31 Mai 2018 19:13
Seja qual for a história de cinema que consultemos, o nome de Marco Ferreri (1928-1997) surge sempre, automaticamente, ligado ao filme “A Grande Farra”. E importa dizer que isso acontece por razões muito pertinentes. Produzido em 1973, “A Grande Farra” ficou como um espelho cristalino, perverso e sarcástico, de um mal estar moral e social que, afinal, marcou aquele tempo, com as suas muitas heranças da década anterior e das suas ilusões libertárias.
O certo é que a obra de Ferreri tem raízes mais remotas, em particular através da sua ligação com a produção espanhola — lembremos o exemplo emblemático de “A Motoreta”, datado de 1960. Eis um filme que exibe já uma importante dimensão de crítica social, metódica e implacável.
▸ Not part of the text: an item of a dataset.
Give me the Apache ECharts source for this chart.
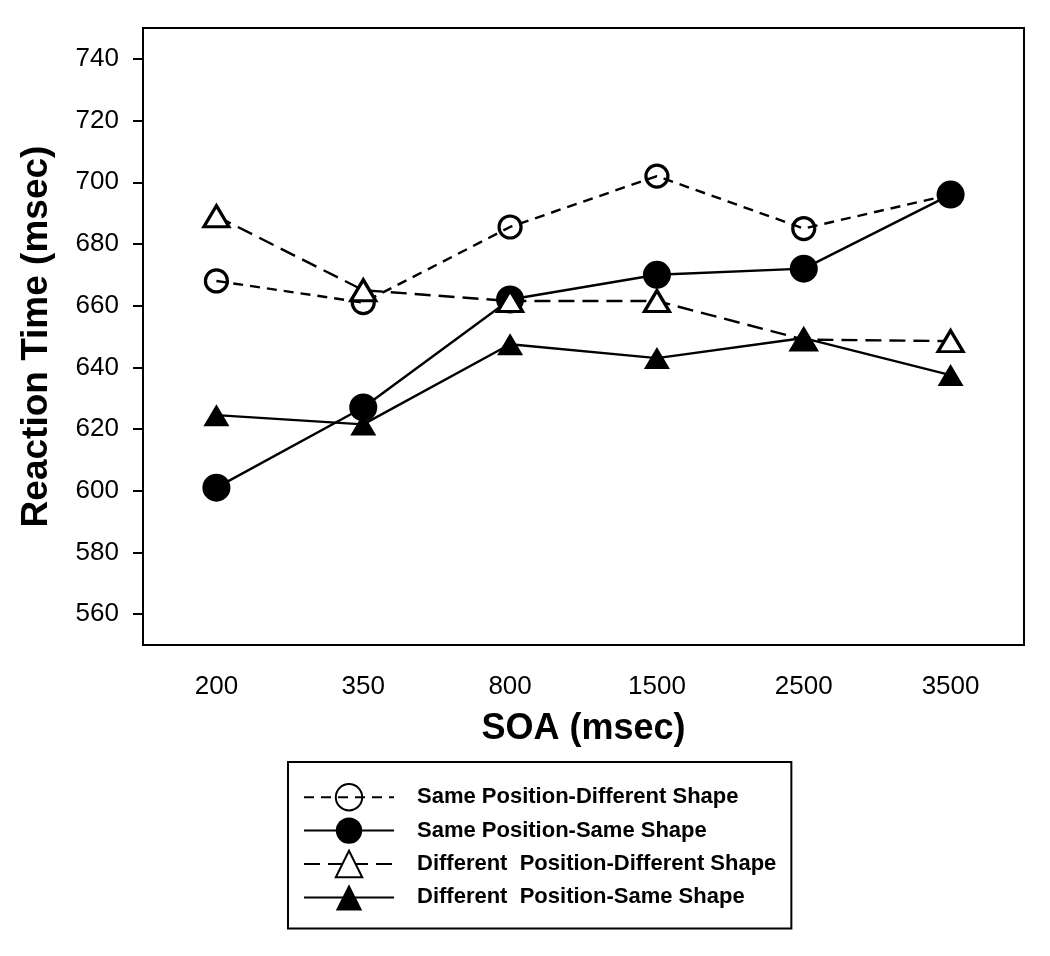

Essa dimensão reaparece noutros títulos dos anos 60 como “O Leito Conjugal”, “A Semente do Homem” e, muito em particular, no estranho e envolvente “Dillinger Morreu”.
Com “Dillinger Morreu”, Ferreri experimentou filmar um cenário normalíssimo (a habitação de um casal) como se fosse uma paisagem bizarra, um sonho, talvez um pesadelo. E repetiu a proeza em títulos tão originais como “Não Toques na Mulher Branca” (1974), “A Última Mulher” (1976) e, sobretudo, “Adeus, Macho”, uma parábola sobre o fim da humanidade, rodada em 1978 em cenários emblemáticos de Nova Iorque, com música do seu compositor fiel, Philippe Sarde.
Provavelmente, o derradeiro grande filme de Ferreri, “Contos da Loucura Normal” (1981), será também um dos mais auto-biográficos. É certo que tem como inspiração o universo do escritor Charles Bukowski, mas dir-se-ia que Ferrreri condensa aí o desencanto com que observa as relações humanas, agora já sem qualquer variação típica da comédia. Mesmo quando escutamos a canção “Smile Away the Rain”, interpretrada por Bernie Knee, o possível romantismo desemboca numa solidão austera, moralmente cansada, cinematograficamente pura.